Prezydent ostrzega przed falą nienawiści w Polsce. Bronisław Komorowski na ostatniej konwencji kampanii prezydenckiej w Gliwicach odniósł się do incydentu w Toruniu, gdy jedna z osób chciała się na niego rzucić, ale została powstrzymana przez funkcjonariuszy BOR.

Bronisław Komorowski mówił, że w Toruniu doświadczył agresji już nie słownej, ale czynnej, i chęci nie tylko upokorzenia, ale też "dopadnięcia i skrzywdzenia".

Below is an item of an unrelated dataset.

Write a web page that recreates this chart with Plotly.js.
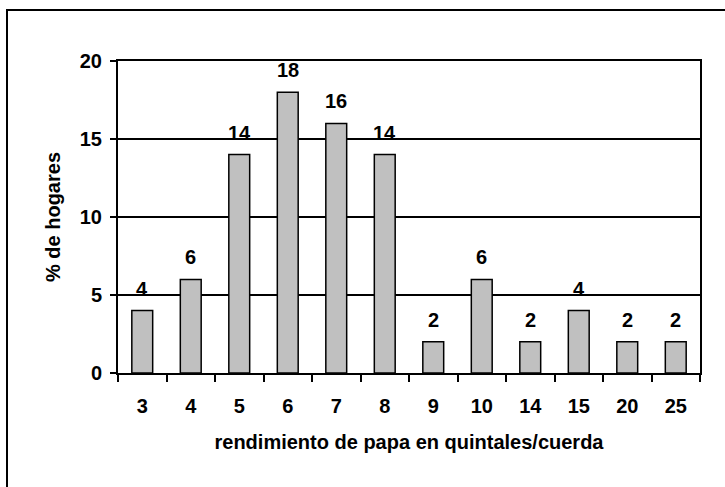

Za dużo buduje się w Polsce klimatu nienawiści, pogardy, lekceważenia i obrażania - mówił Komorowski. "Ja tego doświadczam od samego początku kampanii, prawie krok po kroku" - dodał i podkreślił, że staje się to niebezpieczne.

Bronisław Komorowski mówił, że te wydarzenia "przypominają mu czasy IV Rzeczpospolitej", gdy w imię szczytnych ideałów "uruchamiano procesy, które czyniły ludzi gorszymi". "Gdzieś są jednak ludzie, którzy te procesy uruchamiają" - dodał i podkreślił, że Andrzej Duda był ważną dla IV RP osobą - wiceministrem sprawiedliwości w resorcie kierowanym przez Zbigniewa Ziobrę.

Bronisław Komorowski odwiedzi dziś jeszcze Kielce, a kampanię zakończy w podwarszawskim Grodzisku Mazowieckim.